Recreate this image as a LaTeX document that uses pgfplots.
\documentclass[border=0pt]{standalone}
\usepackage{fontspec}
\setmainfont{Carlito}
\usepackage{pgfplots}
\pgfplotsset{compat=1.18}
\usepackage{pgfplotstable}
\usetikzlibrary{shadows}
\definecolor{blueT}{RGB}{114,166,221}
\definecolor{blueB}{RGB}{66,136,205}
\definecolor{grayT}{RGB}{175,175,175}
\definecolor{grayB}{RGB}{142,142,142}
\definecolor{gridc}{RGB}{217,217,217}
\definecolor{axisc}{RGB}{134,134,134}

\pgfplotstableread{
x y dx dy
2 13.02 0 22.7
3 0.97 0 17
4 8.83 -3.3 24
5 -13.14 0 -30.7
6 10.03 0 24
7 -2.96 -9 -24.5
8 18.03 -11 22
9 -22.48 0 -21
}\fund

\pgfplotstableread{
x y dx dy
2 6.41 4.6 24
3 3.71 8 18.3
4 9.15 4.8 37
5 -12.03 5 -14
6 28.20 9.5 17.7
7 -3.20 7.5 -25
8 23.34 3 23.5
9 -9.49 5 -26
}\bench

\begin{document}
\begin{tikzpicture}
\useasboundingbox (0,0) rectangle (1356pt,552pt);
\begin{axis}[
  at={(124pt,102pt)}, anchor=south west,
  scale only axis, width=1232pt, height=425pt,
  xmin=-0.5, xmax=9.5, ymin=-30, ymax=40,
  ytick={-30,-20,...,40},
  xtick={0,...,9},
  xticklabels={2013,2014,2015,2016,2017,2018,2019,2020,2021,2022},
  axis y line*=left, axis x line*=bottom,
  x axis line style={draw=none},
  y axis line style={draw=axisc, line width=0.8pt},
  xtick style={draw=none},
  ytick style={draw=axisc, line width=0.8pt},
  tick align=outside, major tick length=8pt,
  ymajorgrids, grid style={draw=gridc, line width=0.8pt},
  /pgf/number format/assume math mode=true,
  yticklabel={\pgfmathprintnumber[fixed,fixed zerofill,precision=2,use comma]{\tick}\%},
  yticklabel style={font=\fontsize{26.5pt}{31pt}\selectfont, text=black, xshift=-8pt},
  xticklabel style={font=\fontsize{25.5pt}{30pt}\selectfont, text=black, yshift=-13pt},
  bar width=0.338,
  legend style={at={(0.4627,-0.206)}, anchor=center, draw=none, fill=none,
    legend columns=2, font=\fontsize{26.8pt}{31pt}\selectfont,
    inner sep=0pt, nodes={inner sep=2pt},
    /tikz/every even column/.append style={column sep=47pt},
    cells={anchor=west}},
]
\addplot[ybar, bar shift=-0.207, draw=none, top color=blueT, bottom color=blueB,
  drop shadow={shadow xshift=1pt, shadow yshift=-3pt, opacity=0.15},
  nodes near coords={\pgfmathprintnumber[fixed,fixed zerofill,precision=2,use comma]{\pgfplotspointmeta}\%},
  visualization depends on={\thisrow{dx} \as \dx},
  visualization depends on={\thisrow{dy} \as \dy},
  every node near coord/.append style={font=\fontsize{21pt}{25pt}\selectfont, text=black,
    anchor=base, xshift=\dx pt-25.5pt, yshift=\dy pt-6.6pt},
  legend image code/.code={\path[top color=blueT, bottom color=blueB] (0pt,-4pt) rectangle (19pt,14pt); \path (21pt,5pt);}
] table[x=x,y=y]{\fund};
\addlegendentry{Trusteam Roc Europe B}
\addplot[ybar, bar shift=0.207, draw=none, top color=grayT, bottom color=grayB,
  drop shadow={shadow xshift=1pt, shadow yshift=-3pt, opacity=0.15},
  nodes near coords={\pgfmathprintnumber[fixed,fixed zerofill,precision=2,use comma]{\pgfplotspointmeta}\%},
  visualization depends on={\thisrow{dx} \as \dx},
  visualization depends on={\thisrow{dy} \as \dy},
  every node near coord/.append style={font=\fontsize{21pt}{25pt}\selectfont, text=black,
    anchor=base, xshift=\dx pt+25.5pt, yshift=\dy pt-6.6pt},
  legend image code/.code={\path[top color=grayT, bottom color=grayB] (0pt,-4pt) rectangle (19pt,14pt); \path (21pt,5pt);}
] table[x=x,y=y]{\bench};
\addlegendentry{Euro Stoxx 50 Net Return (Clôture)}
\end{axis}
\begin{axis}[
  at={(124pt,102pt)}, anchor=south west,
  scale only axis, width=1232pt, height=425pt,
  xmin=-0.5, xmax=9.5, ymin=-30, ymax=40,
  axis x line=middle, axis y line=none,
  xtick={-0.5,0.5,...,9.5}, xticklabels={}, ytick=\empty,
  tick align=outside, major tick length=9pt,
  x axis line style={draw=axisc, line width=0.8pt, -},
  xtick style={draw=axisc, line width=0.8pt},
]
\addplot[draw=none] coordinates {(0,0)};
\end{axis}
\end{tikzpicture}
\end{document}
****************************************
REQUIREMENTS >>
Copy out all of the lines above exactly.

THE ANSWER >>
Recreate this image as a LaTeX document that uses pgfplots.
\documentclass[border=0pt]{standalone}
\usepackage{fontspec}
\setmainfont{Carlito}
\usepackage{pgfplots}
\pgfplotsset{compat=1.18}
\usepackage{pgfplotstable}
\usetikzlibrary{shadows}
\definecolor{blueT}{RGB}{114,166,221}
\definecolor{blueB}{RGB}{66,136,205}
\definecolor{grayT}{RGB}{175,175,175}
\definecolor{grayB}{RGB}{142,142,142}
\definecolor{gridc}{RGB}{217,217,217}
\definecolor{axisc}{RGB}{134,134,134}

\pgfplotstableread{
x y dx dy
2 13.02 0 22.7
3 0.97 0 17
4 8.83 -3.3 24
5 -13.14 0 -30.7
6 10.03 0 24
7 -2.96 -9 -24.5
8 18.03 -11 22
9 -22.48 0 -21
}\fund

\pgfplotstableread{
x y dx dy
2 6.41 4.6 24
3 3.71 8 18.3
4 9.15 4.8 37
5 -12.03 5 -14
6 28.20 9.5 17.7
7 -3.20 7.5 -25
8 23.34 3 23.5
9 -9.49 5 -26
}\bench

\begin{document}
\begin{tikzpicture}
\useasboundingbox (0,0) rectangle (1356pt,552pt);
\begin{axis}[
  at={(124pt,102pt)}, anchor=south west,
  scale only axis, width=1232pt, height=425pt,
  xmin=-0.5, xmax=9.5, ymin=-30, ymax=40,
  ytick={-30,-20,...,40},
  xtick={0,...,9},
  xticklabels={2013,2014,2015,2016,2017,2018,2019,2020,2021,2022},
  axis y line*=left, axis x line*=bottom,
  x axis line style={draw=none},
  y axis line style={draw=axisc, line width=0.8pt},
  xtick style={draw=none},
  ytick style={draw=axisc, line width=0.8pt},
  tick align=outside, major tick length=8pt,
  ymajorgrids, grid style={draw=gridc, line width=0.8pt},
  /pgf/number format/assume math mode=true,
  yticklabel={\pgfmathprintnumber[fixed,fixed zerofill,precision=2,use comma]{\tick}\%},
  yticklabel style={font=\fontsize{26.5pt}{31pt}\selectfont, text=black, xshift=-8pt},
  xticklabel style={font=\fontsize{25.5pt}{30pt}\selectfont, text=black, yshift=-13pt},
  bar width=0.338,
  legend style={at={(0.4627,-0.206)}, anchor=center, draw=none, fill=none,
    legend columns=2, font=\fontsize{26.8pt}{31pt}\selectfont,
    inner sep=0pt, nodes={inner sep=2pt},
    /tikz/every even column/.append style={column sep=47pt},
    cells={anchor=west}},
]
\addplot[ybar, bar shift=-0.207, draw=none, top color=blueT, bottom color=blueB,
  drop shadow={shadow xshift=1pt, shadow yshift=-3pt, opacity=0.15},
  nodes near coords={\pgfmathprintnumber[fixed,fixed zerofill,precision=2,use comma]{\pgfplotspointmeta}\%},
  visualization depends on={\thisrow{dx} \as \dx},
  visualization depends on={\thisrow{dy} \as \dy},
  every node near coord/.append style={font=\fontsize{21pt}{25pt}\selectfont, text=black,
    anchor=base, xshift=\dx pt-25.5pt, yshift=\dy pt-6.6pt},
  legend image code/.code={\path[top color=blueT, bottom color=blueB] (0pt,-4pt) rectangle (19pt,14pt); \path (21pt,5pt);}
] table[x=x,y=y]{\fund};
\addlegendentry{Trusteam Roc Europe B}
\addplot[ybar, bar shift=0.207, draw=none, top color=grayT, bottom color=grayB,
  drop shadow={shadow xshift=1pt, shadow yshift=-3pt, opacity=0.15},
  nodes near coords={\pgfmathprintnumber[fixed,fixed zerofill,precision=2,use comma]{\pgfplotspointmeta}\%},
  visualization depends on={\thisrow{dx} \as \dx},
  visualization depends on={\thisrow{dy} \as \dy},
  every node near coord/.append style={font=\fontsize{21pt}{25pt}\selectfont, text=black,
    anchor=base, xshift=\dx pt+25.5pt, yshift=\dy pt-6.6pt},
  legend image code/.code={\path[top color=grayT, bottom color=grayB] (0pt,-4pt) rectangle (19pt,14pt); \path (21pt,5pt);}
] table[x=x,y=y]{\bench};
\addlegendentry{Euro Stoxx 50 Net Return (Clôture)}
\end{axis}
\begin{axis}[
  at={(124pt,102pt)}, anchor=south west,
  scale only axis, width=1232pt, height=425pt,
  xmin=-0.5, xmax=9.5, ymin=-30, ymax=40,
  axis x line=middle, axis y line=none,
  xtick={-0.5,0.5,...,9.5}, xticklabels={}, ytick=\empty,
  tick align=outside, major tick length=9pt,
  x axis line style={draw=axisc, line width=0.8pt, -},
  xtick style={draw=axisc, line width=0.8pt},
]
\addplot[draw=none] coordinates {(0,0)};
\end{axis}
\end{tikzpicture}
\end{document}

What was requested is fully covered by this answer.